I am well trained in temple watching and have seen more than I can count in Japan and also a few in China. But Taiwanese temples are exotic even to me. I do not know what kind of let me call it “loud” Buddhism this is, but I was quite touched by the seriousness I saw in the people who went praying in these temples.
Even inside this monstrous statue of temple number 3 was a priest and they sold incense and had books with sutras around.
I don’t know how that goes along with a fortune telling machine like we know them from a European fun fair next to it, but so be it.

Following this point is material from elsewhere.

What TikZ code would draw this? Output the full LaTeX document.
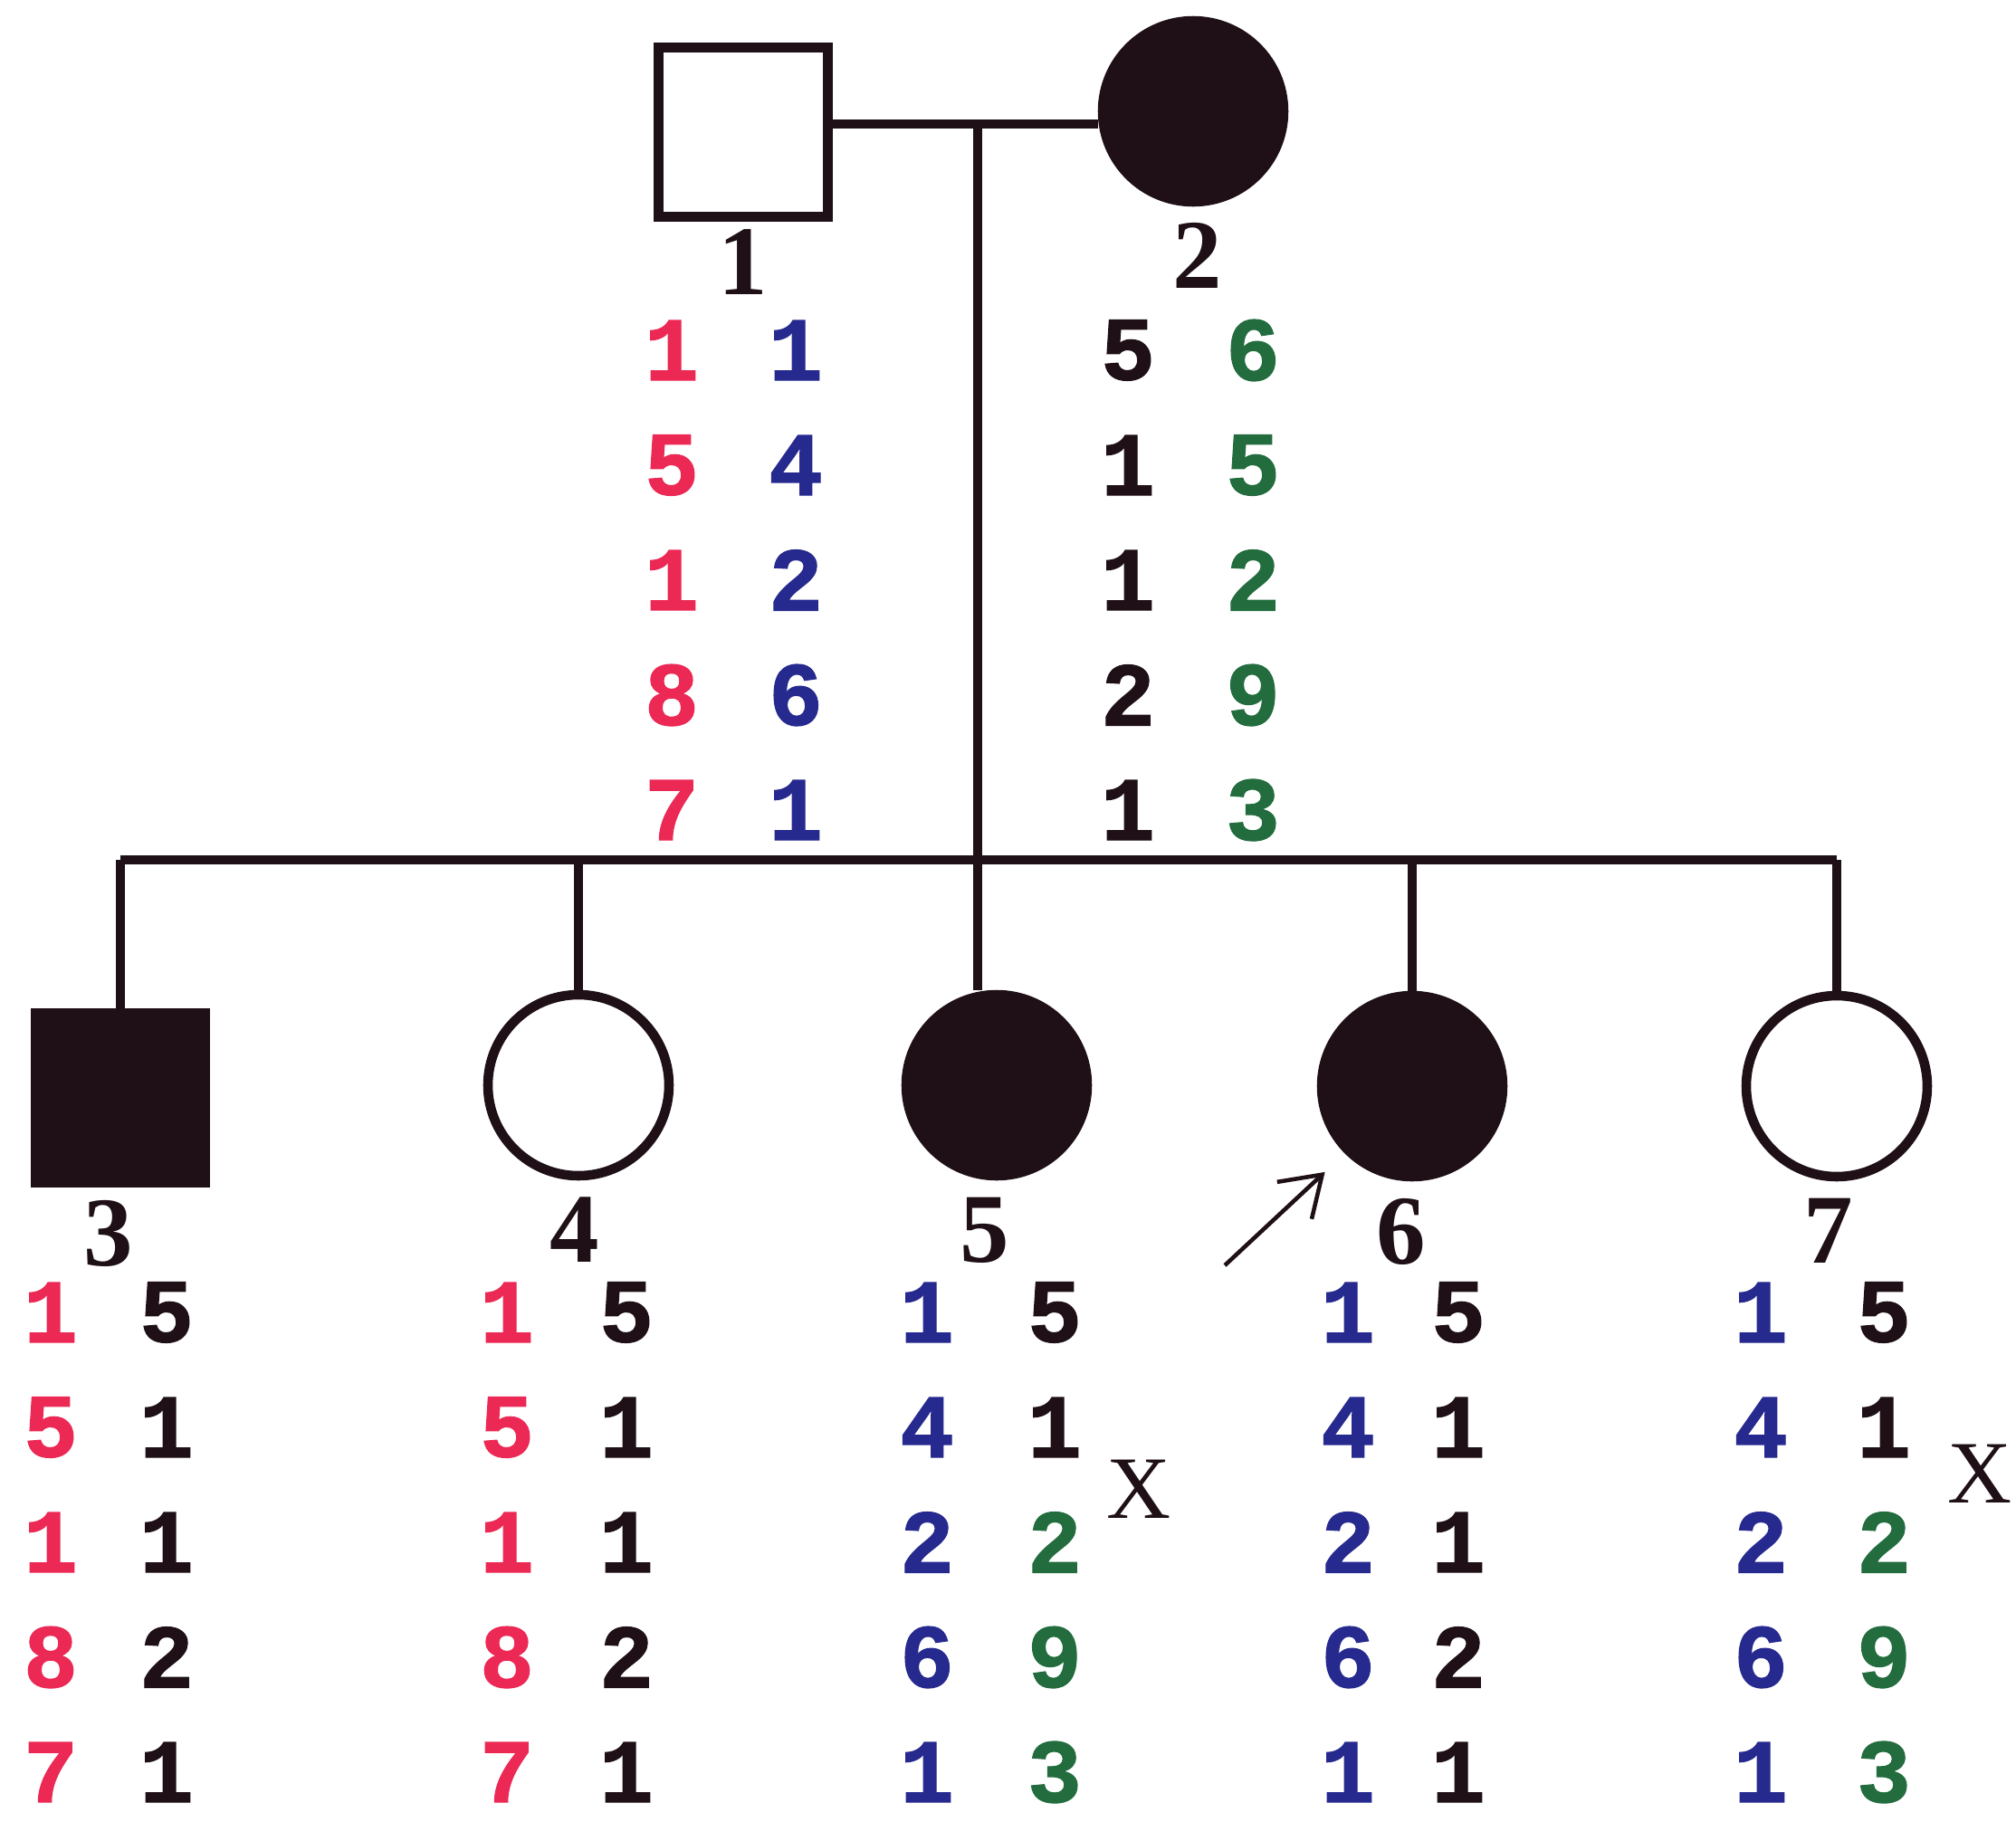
\documentclass[tikz,border=0pt]{standalone}
\usepackage{fontspec}
\usepackage{tikz}
\usetikzlibrary{arrows.meta, positioning}
\setmainfont{Liberation Serif}
\newfontfamily\allelemono[FakeBold=1.2]{Liberation Mono Bold}
\definecolor{ink}{RGB}{30,16,22}
\definecolor{hapred}{RGB}{236,40,84}
\definecolor{hapblue}{RGB}{38,42,142}
\definecolor{hapgreen}{RGB}{34,108,62}

\begin{document}
\begin{tikzpicture}[
    line/.style={draw=ink, line width=3pt},
    male/.style={line, rectangle, minimum size=1.87cm, inner sep=0pt},
    female/.style={line, circle, minimum size=2.0cm, inner sep=0pt},
    affected/.style={fill=ink},
    idlabel/.style={inner sep=0pt, text=ink,
                    font=\bfseries\fontsize{31pt}{31pt}\selectfont},
    allele/.style={inner sep=0pt, font=\allelemono\fontsize{28.5pt}{28.5pt}\selectfont},
    xmark/.style={inner sep=0pt, text=ink, font=\fontsize{28pt}{28pt}\selectfont},
    pointer/.style={draw=ink, line width=1.3pt,
                    -{Straight Barb[length=0.42cm, width=0.56cm]}},
  ]
    \useasboundingbox (0,0) rectangle (22.27,-20.34);

    % parents
    \node[male]            (p1) at (8.21,-1.46)  {};
    \node[female,affected] (p2) at (13.18,-1.23) {};
    \node[idlabel] (lab1) [below=0.08cm of p1] {1};
    \node[idlabel] (lab2) [below=0.17cm of p2, xshift=0.05cm] {2};

    % offspring
    \node[male,affected]   (k3) at (1.33,-12.13)  {};
    \node[female]          (k4) at (6.39,-11.99)  {};
    \node[female,affected] (k5) at (11.01,-11.99) {};
    \node[female,affected] (k6) at (15.60,-12.00) {};
    \node[female]          (k7) at (20.29,-12.00) {};
    \node[idlabel] (lab3) [below=0.14cm of k3, xshift=-0.13cm] {3};
    \node[idlabel] (lab4) [below=0.18cm of k4, xshift=-0.04cm] {4};
    \node[idlabel] (lab5) [below=0.18cm of k5, xshift=-0.13cm] {5};
    \node[idlabel] (lab6) [below=0.18cm of k6, xshift=-0.12cm] {6};
    \node[idlabel] (lab7) [below=0.18cm of k7, xshift=-0.09cm] {7};

    % mating, descent and sibship lines
    \coordinate (mate) at (10.80,-1.37);
    \coordinate (sib)  at (10.80,-9.50);
    \draw[line] (p1.east |- mate) -- (p2.west |- mate);
    \draw[line] (mate) -- (sib);
    \draw[line] (sib -| k3.north) -- (sib -| k7.north);
    \foreach \k in {k3,k4,k6,k7}
      \draw[line] (sib -| \k.north) -- (\k.north);
    \draw[line] (sib) -- (sib |- k5.north);

    % proband
    \coordinate (ptail) at (13.53,-13.98);
    \draw[pointer, shorten >=0.3cm] (ptail) -- (k6.south west);

    % haplotypes of the parents
    \foreach \a [count=\i] in {1,5,1,8,7}
      \node[allele, text=hapred]   (p1a\i) at (7.42,-2.60-1.27*\i)  {\a};
    \foreach \a [count=\i] in {1,4,2,6,1}
      \node[allele, text=hapblue]  (p1b\i) at (8.79,-2.60-1.27*\i)  {\a};
    \foreach \a [count=\i] in {5,1,1,2,1}
      \node[allele, text=ink]      (p2a\i) at (12.46,-2.60-1.27*\i) {\a};
    \foreach \a [count=\i] in {6,5,2,9,3}
      \node[allele, text=hapgreen] (p2b\i) at (13.84,-2.60-1.27*\i) {\a};

    % haplotypes of the offspring
    \foreach \a [count=\i] in {1,5,1,8,7}
      \node[allele, text=hapred]   (k3a\i) at (0.56,-13.23-1.27*\i)  {\a};
    \foreach \a [count=\i] in {5,1,1,2,1}
      \node[allele, text=ink]      (k3b\i) at (1.84,-13.23-1.27*\i)  {\a};
    \foreach \a [count=\i] in {1,5,1,8,7}
      \node[allele, text=hapred]   (k4a\i) at (5.60,-13.23-1.27*\i)  {\a};
    \foreach \a [count=\i] in {5,1,1,2,1}
      \node[allele, text=ink]      (k4b\i) at (6.92,-13.23-1.27*\i)  {\a};
    \foreach \a [count=\i] in {1,4,2,6,1}
      \node[allele, text=hapblue]  (k5a\i) at (10.24,-13.23-1.27*\i) {\a};
    \foreach \a/\c [count=\i] in {5/ink,1/ink,2/hapgreen,9/hapgreen,3/hapgreen}
      \node[allele, text=\c]       (k5b\i) at (11.65,-13.23-1.27*\i) {\a};
    \foreach \a [count=\i] in {1,4,2,6,1}
      \node[allele, text=hapblue]  (k6a\i) at (14.89,-13.23-1.27*\i) {\a};
    \foreach \a [count=\i] in {5,1,1,2,1}
      \node[allele, text=ink]      (k6b\i) at (16.11,-13.23-1.27*\i) {\a};
    \foreach \a [count=\i] in {1,4,2,6,1}
      \node[allele, text=hapblue]  (k7a\i) at (19.45,-13.23-1.27*\i) {\a};
    \foreach \a/\c [count=\i] in {5/ink,1/ink,2/hapgreen,9/hapgreen,3/hapgreen}
      \node[allele, text=\c]       (k7b\i) at (20.81,-13.23-1.27*\i) {\a};

    % recombination marks
    \node[xmark] (x5) at (12.58,-16.45) {X};
    \node[xmark] (x7) at (21.87,-16.28) {X};
  \end{tikzpicture}
\end{document}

A few meters on was another temple and I presume a new car blessing was going on. A car left the temple with fire crackers attached to it (in Japan you can have your new car blessed by a Shinto priest (so that you don’t have an accident), here the temple and the fire crackers served that purpose).
I walked around the entire pond in monstrous heat to find out that I had missed the most important “Confucian” temple when I was halfway at the starting point again and gave up going back to it, since it was too hot.
I had obtained a map meanwhile in the pond’s information center and the Zouying station from which I had started looked so damn close. I decided to try a taxi, held the map under the drivers nose and he drove me back to the station in a bloody five minutes for only a 100 dollars (that’s about 4 USD) instead of 40 minutes for 12 dollars. Well, you always know better once you’ve tried it out.
I still had some hours left until my train back to Taipei would leave and decided to seek some tranquility at the ocean, or so I thought.
I rode the subway to the last stop and wandered towards the water only to find myself in an insanely busy harbor with the impressive skyline of Kaohsiung and a Starbucks at the tip of a “park” (five trees, no cars for ten meters). Around the corner then the Taiwan Straight, which is busy like Tokyo bay with one giant ship lining up to the next out at the horizon and bus loads of tourists around me.
Well, but I have seen the Taiwan Straight now from the southern tip of Taiwan. I walked back to the subway station, and rode the long way back to Taipei and my hotel.
From the bullet train window, Taiwan looks much like Japan, by the way, or rather like it’s little southern brother. It’s after all 3000 km closer to the equator and respectively much hotter and even juicier and greener. I don’t know whether one can see Taiwan’s impressive mountains from the train in clear weather (the highest is 3900 meters high!) or whether one has to venture further inland for that but all in all it does remind me of Japan more than of China landscape-wise.